Liz Cotton took her Last Stand on Honey Hill show to the Edinburgh Fringe Festival, winning rave reviews, and included the song she recorded with neighbours and campaigners called “It’s Cr*p”.
It told the story of Anglian Water’s plans to relocate Cambridge’s sewage works to a green belt site on Honey Hill, between Fen Ditton and Horningsea, so that Cambridge City Council can build on the former wastewater plant site.
Now Liz has written a follow up song - titled Honey Hill, Honey - and is organising a public recording to be held at Horningsea church where supporters are welcome to come and join in the making of the record.
Liz said: “The last recording was such a lovely coming together for the community who have been through so much. Then I made a whole comedy show about the making of the song and took it to Edinburgh. It went down really well and I will be returning to Edinburgh this year to a prestigious venue, the Gilded Balloon.”
She plans to incorporate the new song into the show but it is also a way of drawing the public’s attention to the Save Honey Hill campaign.
Liz said: “We want as many people as possible to know about what is going on. I wanted people to know about the irony that Anglian Water is promoting this as a green project when there will be a huge carbon cost to moving the sewage plant.”
In February, Anglian Water submitted a Development Consent Order to the Planning Inspectorate this week to ask for permission to move the sewage works from Milton to a Green Belt site at Honey Hill in Horningsea.This follows a public consultation which started in 2020 after funding was allocated to Anglian Water and Cambridge City Council by the Government’s Housing Infrastructure Fund (HIF) to relocate the existing Cambridge waste water treatment facility.
However, they have now temporarily withdrawn the Development Consent order to address issues raised about it has not yet been resubmitted.

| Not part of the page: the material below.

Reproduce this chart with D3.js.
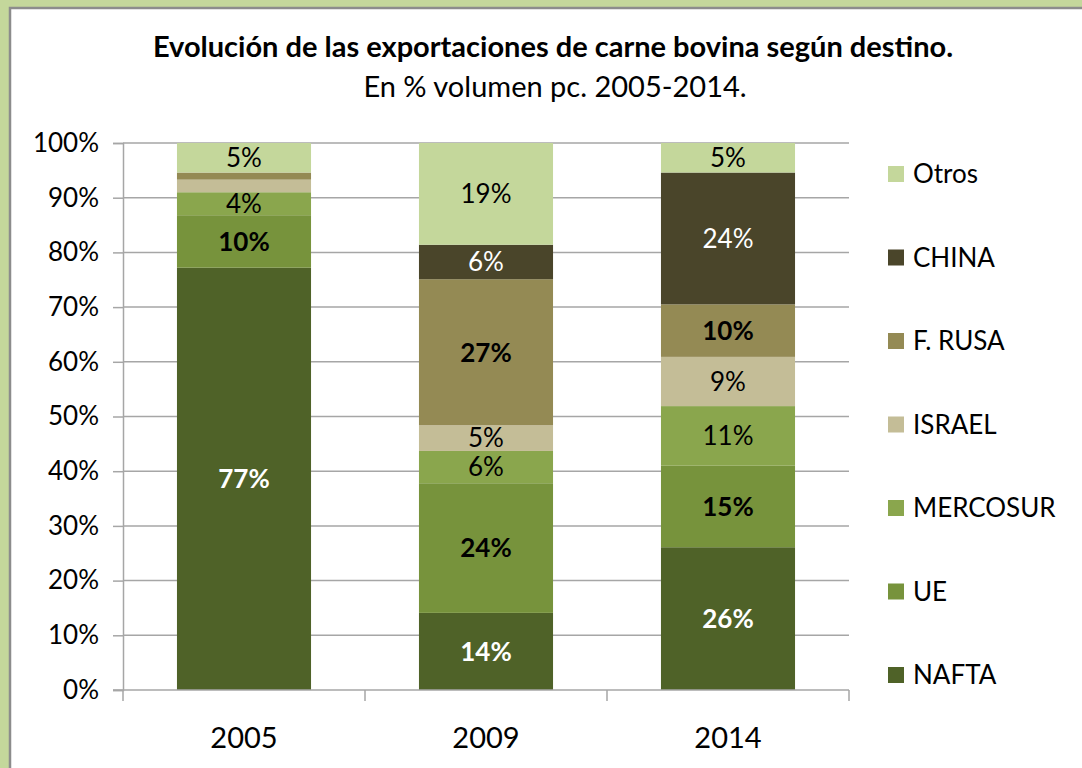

The relocation is set to provide a brownfield site where the city council wants to develop a new district, known as North East Cambridge. The city council has proposed this will be a low-carbon city district providing 8,350 homes and 15,000 new jobs.
Liz said: “By taking the show to Edinburgh I discovered that people up and down the the country were engaged in similar fights to save the environment.”
She explained that the carbon cost of moving the sewage, building a new sewage works and decommissioning the old site had not yet been published.
The recording will take place at St Peter’s Church, Horningsea on April 30 at 2.30pm.